**DIRECTIONS**
All pictures are to be skipped; retype only the lines from the top of the entries through the line with "import pandas as pd", both included.

**SOURCE DATA**
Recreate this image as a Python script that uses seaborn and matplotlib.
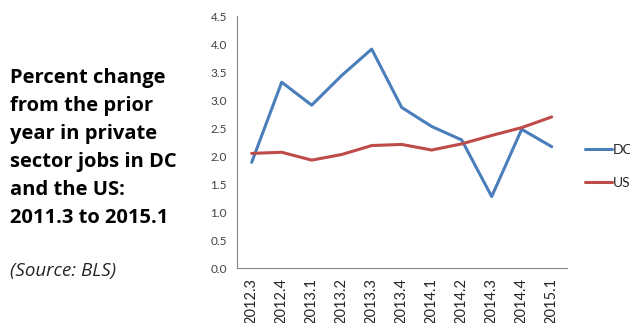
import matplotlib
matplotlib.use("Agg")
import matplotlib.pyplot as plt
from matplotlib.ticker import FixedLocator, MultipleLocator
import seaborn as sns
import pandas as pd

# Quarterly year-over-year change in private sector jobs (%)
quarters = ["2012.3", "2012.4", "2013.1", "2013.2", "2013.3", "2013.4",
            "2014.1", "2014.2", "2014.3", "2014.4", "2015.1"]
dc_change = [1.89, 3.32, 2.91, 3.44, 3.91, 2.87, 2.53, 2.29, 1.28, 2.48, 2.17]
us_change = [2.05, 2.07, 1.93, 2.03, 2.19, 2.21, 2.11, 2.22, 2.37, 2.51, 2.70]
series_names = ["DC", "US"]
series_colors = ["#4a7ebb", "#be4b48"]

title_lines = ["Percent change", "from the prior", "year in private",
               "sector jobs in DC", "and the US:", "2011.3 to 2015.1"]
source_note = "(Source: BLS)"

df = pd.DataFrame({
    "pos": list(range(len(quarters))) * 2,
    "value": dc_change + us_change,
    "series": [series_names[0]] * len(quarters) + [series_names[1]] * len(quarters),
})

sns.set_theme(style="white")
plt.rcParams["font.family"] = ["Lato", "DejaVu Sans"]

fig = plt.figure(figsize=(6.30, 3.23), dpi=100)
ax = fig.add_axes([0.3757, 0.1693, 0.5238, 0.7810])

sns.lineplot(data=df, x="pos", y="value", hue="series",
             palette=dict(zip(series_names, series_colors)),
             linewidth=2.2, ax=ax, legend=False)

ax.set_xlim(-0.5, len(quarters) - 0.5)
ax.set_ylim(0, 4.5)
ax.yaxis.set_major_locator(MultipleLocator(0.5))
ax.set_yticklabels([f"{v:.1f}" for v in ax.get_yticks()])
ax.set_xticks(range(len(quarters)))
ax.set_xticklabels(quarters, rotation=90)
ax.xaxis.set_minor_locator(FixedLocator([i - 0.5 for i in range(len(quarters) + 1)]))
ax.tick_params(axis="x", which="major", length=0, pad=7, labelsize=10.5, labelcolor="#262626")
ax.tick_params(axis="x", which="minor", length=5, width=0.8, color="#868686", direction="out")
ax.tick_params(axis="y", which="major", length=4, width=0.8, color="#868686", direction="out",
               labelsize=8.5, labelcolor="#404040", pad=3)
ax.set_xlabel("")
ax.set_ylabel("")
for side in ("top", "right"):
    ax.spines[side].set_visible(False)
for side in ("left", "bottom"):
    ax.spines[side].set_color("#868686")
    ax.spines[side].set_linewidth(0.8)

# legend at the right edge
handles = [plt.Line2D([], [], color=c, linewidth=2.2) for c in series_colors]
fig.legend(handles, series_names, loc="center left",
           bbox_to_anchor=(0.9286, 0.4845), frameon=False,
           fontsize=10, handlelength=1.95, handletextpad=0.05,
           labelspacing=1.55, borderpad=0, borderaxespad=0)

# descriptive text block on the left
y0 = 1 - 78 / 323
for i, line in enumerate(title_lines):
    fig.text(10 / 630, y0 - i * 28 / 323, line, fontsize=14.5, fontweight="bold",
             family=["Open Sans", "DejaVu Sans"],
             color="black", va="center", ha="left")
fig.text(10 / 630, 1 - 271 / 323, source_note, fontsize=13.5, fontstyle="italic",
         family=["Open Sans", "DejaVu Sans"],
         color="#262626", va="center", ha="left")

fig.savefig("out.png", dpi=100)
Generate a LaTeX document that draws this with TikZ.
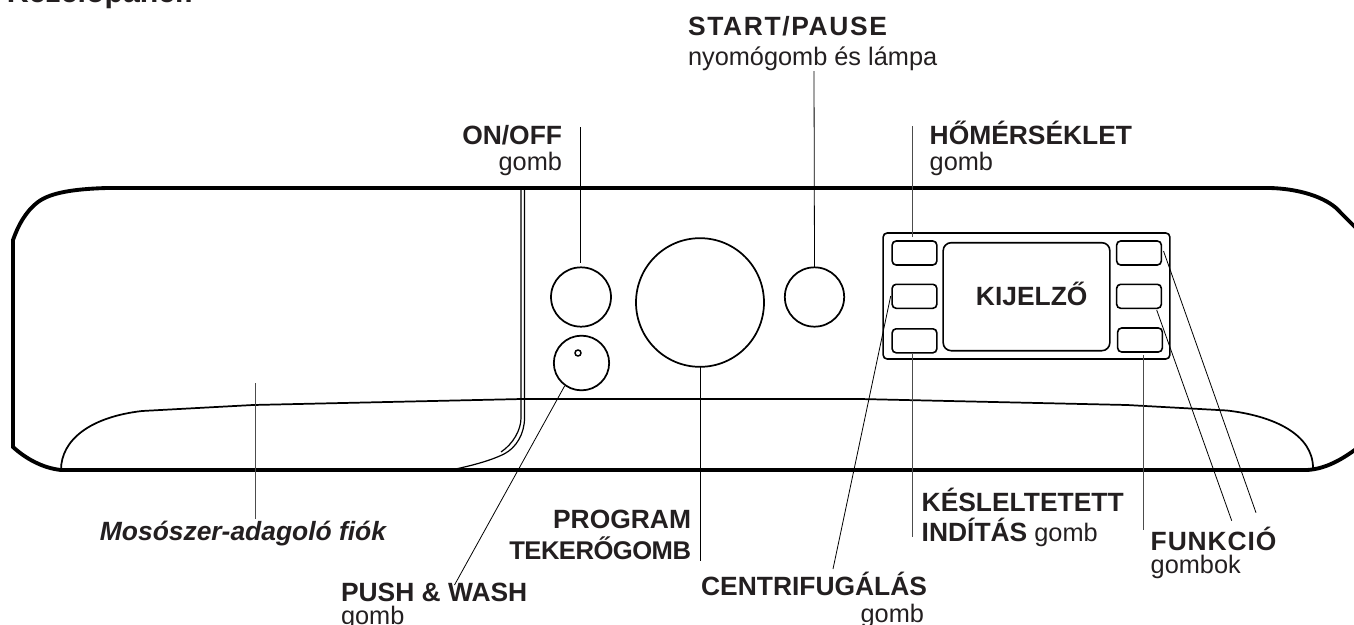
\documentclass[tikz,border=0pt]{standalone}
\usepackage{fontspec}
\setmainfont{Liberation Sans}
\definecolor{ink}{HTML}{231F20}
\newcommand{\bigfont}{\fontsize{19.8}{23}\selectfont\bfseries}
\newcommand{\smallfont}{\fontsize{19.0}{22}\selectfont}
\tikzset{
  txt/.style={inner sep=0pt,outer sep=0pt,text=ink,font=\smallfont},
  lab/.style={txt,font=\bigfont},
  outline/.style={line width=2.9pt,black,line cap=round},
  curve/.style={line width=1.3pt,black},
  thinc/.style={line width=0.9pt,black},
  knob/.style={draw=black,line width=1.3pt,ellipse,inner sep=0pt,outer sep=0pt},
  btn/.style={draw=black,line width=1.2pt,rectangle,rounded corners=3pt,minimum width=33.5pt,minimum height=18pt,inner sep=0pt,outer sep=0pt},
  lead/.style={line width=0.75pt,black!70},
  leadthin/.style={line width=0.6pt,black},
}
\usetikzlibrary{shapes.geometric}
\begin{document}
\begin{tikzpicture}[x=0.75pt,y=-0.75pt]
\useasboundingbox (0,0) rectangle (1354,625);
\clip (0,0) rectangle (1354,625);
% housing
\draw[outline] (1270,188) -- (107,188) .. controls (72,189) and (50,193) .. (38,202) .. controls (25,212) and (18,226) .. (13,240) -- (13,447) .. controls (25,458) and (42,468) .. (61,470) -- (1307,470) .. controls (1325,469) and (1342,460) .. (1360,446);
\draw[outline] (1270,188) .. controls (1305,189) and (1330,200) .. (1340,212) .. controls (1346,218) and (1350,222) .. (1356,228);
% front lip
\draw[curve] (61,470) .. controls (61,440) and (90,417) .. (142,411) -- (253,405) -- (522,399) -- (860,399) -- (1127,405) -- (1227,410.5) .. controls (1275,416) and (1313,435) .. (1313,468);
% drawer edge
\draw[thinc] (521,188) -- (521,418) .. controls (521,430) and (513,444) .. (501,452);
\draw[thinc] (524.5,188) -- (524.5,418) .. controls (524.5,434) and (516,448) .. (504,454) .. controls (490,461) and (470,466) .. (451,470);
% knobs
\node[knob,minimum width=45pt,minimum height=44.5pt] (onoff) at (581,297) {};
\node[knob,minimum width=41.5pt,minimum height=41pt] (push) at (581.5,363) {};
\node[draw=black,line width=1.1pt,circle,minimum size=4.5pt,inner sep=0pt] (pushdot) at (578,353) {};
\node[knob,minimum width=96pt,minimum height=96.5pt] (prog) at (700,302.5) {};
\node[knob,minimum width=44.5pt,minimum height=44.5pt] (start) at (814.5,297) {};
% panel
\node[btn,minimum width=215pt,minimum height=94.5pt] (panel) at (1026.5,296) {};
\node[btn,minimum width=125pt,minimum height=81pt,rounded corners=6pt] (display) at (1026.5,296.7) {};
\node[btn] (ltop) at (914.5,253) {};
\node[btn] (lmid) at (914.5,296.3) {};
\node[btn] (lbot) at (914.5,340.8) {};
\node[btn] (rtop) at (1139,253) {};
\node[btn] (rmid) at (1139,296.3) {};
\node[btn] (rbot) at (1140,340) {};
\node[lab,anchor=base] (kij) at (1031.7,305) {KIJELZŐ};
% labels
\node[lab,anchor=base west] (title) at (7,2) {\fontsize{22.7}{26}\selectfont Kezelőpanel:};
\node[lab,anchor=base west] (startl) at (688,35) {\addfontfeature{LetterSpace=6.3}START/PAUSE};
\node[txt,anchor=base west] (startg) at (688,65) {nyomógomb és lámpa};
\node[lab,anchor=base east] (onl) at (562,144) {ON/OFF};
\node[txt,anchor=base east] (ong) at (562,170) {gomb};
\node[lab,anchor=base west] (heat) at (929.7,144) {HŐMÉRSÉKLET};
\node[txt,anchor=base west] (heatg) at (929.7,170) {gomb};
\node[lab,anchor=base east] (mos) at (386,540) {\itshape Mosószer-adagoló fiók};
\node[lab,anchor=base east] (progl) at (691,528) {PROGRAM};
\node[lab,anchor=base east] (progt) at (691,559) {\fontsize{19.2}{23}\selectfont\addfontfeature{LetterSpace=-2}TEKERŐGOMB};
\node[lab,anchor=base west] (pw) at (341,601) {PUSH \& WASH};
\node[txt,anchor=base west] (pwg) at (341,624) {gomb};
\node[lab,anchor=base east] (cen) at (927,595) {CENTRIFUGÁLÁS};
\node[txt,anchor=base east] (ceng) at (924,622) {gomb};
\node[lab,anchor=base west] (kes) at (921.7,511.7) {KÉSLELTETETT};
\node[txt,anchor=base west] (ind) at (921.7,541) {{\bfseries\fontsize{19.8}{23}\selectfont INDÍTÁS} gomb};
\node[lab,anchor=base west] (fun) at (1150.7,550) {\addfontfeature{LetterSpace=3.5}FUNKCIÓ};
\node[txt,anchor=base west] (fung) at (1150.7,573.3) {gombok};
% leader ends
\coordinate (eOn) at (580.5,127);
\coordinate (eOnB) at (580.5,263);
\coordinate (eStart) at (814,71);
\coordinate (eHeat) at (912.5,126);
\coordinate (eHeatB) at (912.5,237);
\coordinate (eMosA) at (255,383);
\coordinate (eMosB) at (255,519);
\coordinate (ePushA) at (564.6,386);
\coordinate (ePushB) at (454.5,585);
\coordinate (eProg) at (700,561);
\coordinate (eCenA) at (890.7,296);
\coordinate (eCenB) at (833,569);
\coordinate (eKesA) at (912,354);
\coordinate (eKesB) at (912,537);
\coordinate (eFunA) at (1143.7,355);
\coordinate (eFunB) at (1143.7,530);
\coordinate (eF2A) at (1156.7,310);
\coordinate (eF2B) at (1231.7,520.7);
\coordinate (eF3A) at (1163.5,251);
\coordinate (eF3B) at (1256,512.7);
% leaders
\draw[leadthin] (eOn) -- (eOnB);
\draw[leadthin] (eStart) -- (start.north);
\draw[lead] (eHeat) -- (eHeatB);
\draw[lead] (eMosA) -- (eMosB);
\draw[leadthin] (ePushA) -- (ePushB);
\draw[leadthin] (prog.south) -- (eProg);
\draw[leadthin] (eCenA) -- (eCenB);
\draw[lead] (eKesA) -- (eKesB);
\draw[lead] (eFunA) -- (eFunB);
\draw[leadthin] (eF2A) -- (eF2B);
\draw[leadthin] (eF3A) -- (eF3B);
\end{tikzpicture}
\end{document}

**THE RESPONSE**
Recreate this image as a Python script that uses seaborn and matplotlib.
import matplotlib
matplotlib.use("Agg")
import matplotlib.pyplot as plt
from matplotlib.ticker import FixedLocator, MultipleLocator
import seaborn as sns
import pandas as pd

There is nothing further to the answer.